Detroit Job Agency Helps Place Diverse Candidates In Auto, Energy Fields

Chanel Stitt Detroit Free Press

WWR Article Summary (tl;dr) Entrepreneurs Tammy Turner and Kerry Buffington are both Detroit natives, so it was important to them to have their employment agency located in the city. As Chanel Stitt reports, "They also want to use this opportunity to assist people of color and other Detroiters with job placements."

Detroit

When Tammy Turner and Kerry Buffington met 15 years ago at a lawyers association gathering, there was no COVID-19 on the horizon. But there was a niche group of job hunters the pair wanted to serve: diverse candidates in Detroit looking for jobs in the automotive engineering and energy fields.

Through a demanding hiring season complicated by the pandemic, their Kapstone Employment Services, which was created in 2017, has assisted and supported just such people in getting hired.

The company serves anyone, including returning citizens, who may be looking to go through an employment agency to get a job from a list of the agency's clients. Kapstone's list includes DTE Energy, Walker-Miller Energy Services, Piston Automotive and Detroit Manufacturing Systems.

"So many of our clients contact us because that's exactly what they're looking for," Buffington said. "They're looking for diverse talent. And so they work with us to help them find that diverse talent."

Turner and Buffington are both Detroit natives, so it was important to them to have their business located in the city. They also want to use this opportunity to assist people of color and other Detroiters with job placements.

Turner said many candidates often come into their office surprised and refreshed to see two Black women running the agency.

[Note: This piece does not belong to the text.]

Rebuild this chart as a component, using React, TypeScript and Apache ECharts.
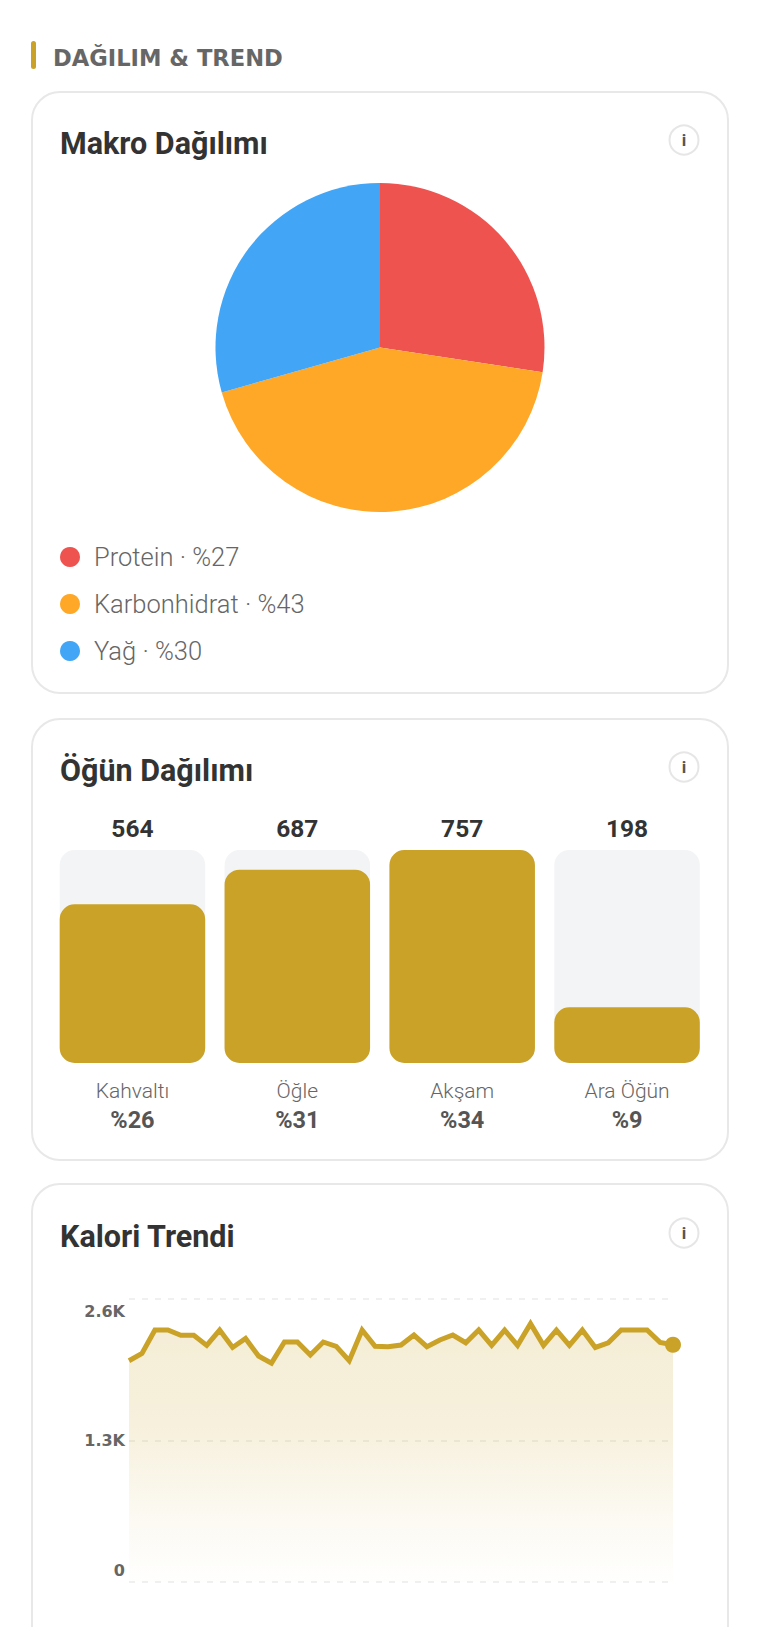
import React, { useEffect, useRef } from "react";
import * as echarts from "echarts";

const GOLD = "#C9A227";
const HEAD_FONT = "DejaVu Sans";
const FONT = "Roboto";

const macroNames = ["Protein", "Karbonhidrat", "Yağ"];
const macroLabels = ["%27", "%43", "%30"];
const macroValues = [27.4, 43.2, 29.4];
const macroColors = ["#EF5350", "#FFA726", "#42A5F5"];

const mealNames = ["Kahvaltı", "Öğle", "Akşam", "Ara Öğün"];
const mealValues = [564, 687, 757, 198];
const mealPercents = ["%26", "%31", "%34", "%9"];

const trendValues = [
  2033, 2100, 2315, 2315, 2266, 2266, 2174, 2315, 2155, 2238, 2076, 2011, 2205, 2205, 2085, 2205, 2165, 2033, 2315, 2165, 2162,
  2177, 2269, 2162, 2223, 2269, 2198, 2315, 2174, 2315, 2174, 2373, 2174, 2315, 2174, 2315, 2155, 2198, 2315, 2315, 2315, 2201, 2180,
];
const trendDays = trendValues.map((_, i) => String(i + 1));
const yTicks: Record<number, string> = { 0: "0", 1300: "1.3K", 2600: "2.6K" };

const cards = [
  { y: 92, h: 601, title: "Makro Dağılımı", titleY: 143, infoY: 140 },
  { y: 719, h: 441, title: "Öğün Dağılımı", titleY: 770, infoY: 767 },
  { y: 1184, h: 500, title: "Kalori Trendi", titleY: 1236, infoY: 1233 },
];

export default function App() {
  const ref = useRef<HTMLDivElement>(null);
  useEffect(() => {
    document.body.style.margin = "0";
    const chart = echarts.init(ref.current!, undefined, { renderer: "svg" });
    const graphic: any[] = [
      { type: "rect", z: 0, shape: { x: 31, y: 41, width: 5, height: 28, r: 2.5 }, style: { fill: GOLD } },
      {
        type: "text", z: 1, x: 53, y: 58,
        style: { text: "DAĞILIM & TREND", font: `bold 22.6px '${HEAD_FONT}'`, fill: "#666666", verticalAlign: "middle" },
      },
    ];
    cards.forEach((c) => {
      graphic.push(
        { type: "rect", z: 0, shape: { x: 32, y: c.y, width: 696, height: c.h, r: 28 }, style: { fill: "#fff", stroke: "#E8E8E8", lineWidth: 2 } },
        { type: "text", z: 1, x: 60, y: c.titleY, style: { text: c.title, font: `bold 30.5px '${FONT}'`, fill: "#333333", verticalAlign: "middle" } },
        { type: "circle", z: 1, shape: { cx: 684, cy: c.infoY, r: 14.5 }, style: { fill: "#fff", stroke: "#E6E6E6", lineWidth: 2 } },
        { type: "text", z: 2, x: 684, y: c.infoY, style: { text: "i", font: `bold 17px '${FONT}'`, fill: "#555555", align: "center", verticalAlign: "middle" } },
      );
    });
    chart.setOption({
      animation: false,
      graphic,
      legend: {
        orient: "vertical",
        left: 60,
        top: 544,
        padding: 0,
        icon: "circle",
        itemWidth: 20,
        itemHeight: 20,
        itemGap: 21,
        selectedMode: false,
        data: macroNames,
        formatter: (n: string) => `${n} · ${macroLabels[macroNames.indexOf(n)]}`,
        textStyle: { fontFamily: FONT, fontSize: 25.5, fontWeight: 300, color: "#666666", padding: [0, 0, 0, 9] },
      },
      grid: [
        { left: 50, top: 850, width: 659.5, height: 213, containLabel: false },
        { left: 129, top: 1299, width: 544, height: 283, containLabel: false },
      ],
      xAxis: [
        {
          gridIndex: 0, type: "category", data: mealNames,
          axisLine: { show: false }, axisTick: { show: false },
          axisLabel: {
            margin: 13, interval: 0,
            formatter: (n: string) => `{n|${n}}\n{p|${mealPercents[mealNames.indexOf(n)]}}`,
            rich: {
              n: { fontFamily: FONT, fontSize: 21, fontWeight: 300, color: "#666666", lineHeight: 30 },
              p: { fontFamily: FONT, fontSize: 23.5, fontWeight: 700, color: "#555555", lineHeight: 28 },
            },
          },
        },
        {
          gridIndex: 0, type: "category", position: "top", data: mealValues.map(String),
          axisLine: { show: false }, axisTick: { show: false },
          axisLabel: { margin: 9, interval: 0, fontFamily: FONT, fontSize: 24.5, fontWeight: 700, color: "#333333" },
        },
        {
          gridIndex: 1, type: "category", data: trendDays, boundaryGap: false,
          axisLine: { show: false }, axisTick: { show: false }, axisLabel: { show: false },
        },
      ],
      yAxis: [
        { gridIndex: 0, type: "value", min: 0, max: 757, show: false },
        {
          gridIndex: 1, type: "value", min: 0, max: 2600, interval: 1300,
          axisLine: { show: false }, axisTick: { show: false },
          splitLine: { lineStyle: { color: "#ECECEC", type: [6, 7], width: 1.5 } },
          axisLabel: {
            margin: 4,
            fontFamily: HEAD_FONT, fontSize: 16, fontWeight: 700, color: "#666666", lineHeight: 24,
            formatter: (v: number) => yTicks[v],
            verticalAlignMinLabel: "bottom",
            verticalAlignMaxLabel: "top",
          },
        },
      ],
      series: [
        {
          type: "pie",
          center: [380, 347.5],
          radius: [0, 164.5],
          startAngle: 90,
          label: { show: false },
          labelLine: { show: false },
          silent: true,
          data: macroNames.map((name, i) => ({ name, value: macroValues[i], itemStyle: { color: macroColors[i] } })),
        },
        {
          type: "bar",
          xAxisIndex: 0,
          yAxisIndex: 0,
          data: mealValues,
          barWidth: 145.5,
          silent: true,
          itemStyle: { color: GOLD, borderRadius: 15 },
          showBackground: true,
          backgroundStyle: { color: "#F3F4F6", borderRadius: 15 },
        },
        {
          type: "line",
          xAxisIndex: 2,
          yAxisIndex: 1,
          data: trendValues,
          silent: true,
          clip: false,
          smooth: false,
          showSymbol: true,
          showAllSymbol: true,
          symbol: "circle",
          symbolSize: (_: number, p: any) => (p.dataIndex === trendValues.length - 1 ? 16 : 0),
          itemStyle: { color: GOLD },
          lineStyle: { color: GOLD, width: 5, join: "miter" },
          areaStyle: {
            opacity: 1,
            color: {
              type: "linear", x: 0, y: 0, x2: 0, y2: 1,
              colorStops: [
                { offset: 0, color: "rgba(201,162,39,0.19)" },
                { offset: 0.4, color: "rgba(201,162,39,0.16)" },
                { offset: 0.75, color: "rgba(201,162,39,0.06)" },
                { offset: 1, color: "rgba(201,162,39,0.005)" },
              ],
            },
          },
        },
      ],
    });
    return () => chart.dispose();
  }, []);
  return <div ref={ref} style={{ width: 760, height: 1627, overflow: "hidden" }} />;
}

"So many of our candidates that we work with are candidates of color coming from the city of Detroit," Turner said. "We wanted to make sure they saw themselves in an employer. ... That was just really important to us — that we would provide our community with a business that's representative of what our community looks like."

Business has been up and down during the pandemic, especially when plants temporarily closed down. But Buffington and Turner have found employment for up to 50 people a month. The employment agency also has grown, now serving 14 companies seeking candidates for placement. The companies pay Kapstone to receive and filter through its job candidates.

"We had some energy clients that (helped) keep our contingent staff on payroll, but just having them work from home," Turner said. "That allowed us as a business to continue to have revenue flowing in because our employees were still working from home. Our overhead costs increased because we then had to supply laptops for all those employees to work from home. But it was well worth it."

Over the next couple of years, Turner said she feels the amount of job opportunities will continue to grow.

"There are a lot of opportunities available," she said. "I do believe that those statistics will continue to rise because we still have a lot of manufacturing companies that are coming into the city, coming into the metro Detroit area. And those companies need to be staffed with employees."

Matching skill sets to jobs The company's goal is to supply candidates who have experience, but if a candidate doesn't have a certain skill set, the company directs candidates to local certification programs.

Kapstone's office is located downtown at 607 Shelby St., Suite 600. Job candidates can make an appointment to either sign up for contingent or permanent positions. There were 89 positions open recently at companies seeking candidates with required skills.

"We have recruiter friendly folks here that work with (candidates)," Buffington said. "We try to work with everybody who comes in, especially for the lesser paying jobs. Some of those folks need a little bit more help."

The company wants to guide other entrepreneurs of color who are starting their own businesses, as well. Turner, who was in the recruiting industry and attended Wayne State University, and Buffington, who was in the human resources industry and attended Central Michigan University, credit their educational background, network, experience and reputation for their success, and said many people may not have the same opportunity to get started. She advises them to not be afraid to ask for help.

"We've experienced so many struggles as a Black-owned and woman-owned business," Buffington said.

"We want to be able to help other businesses that are coming behind us not make the same mistakes that we made. We made a lot of mistakes. ... We've been successful and we were able to navigate through them, but so many people are not."

___ Distributed by Tribune Content Agency, LLC.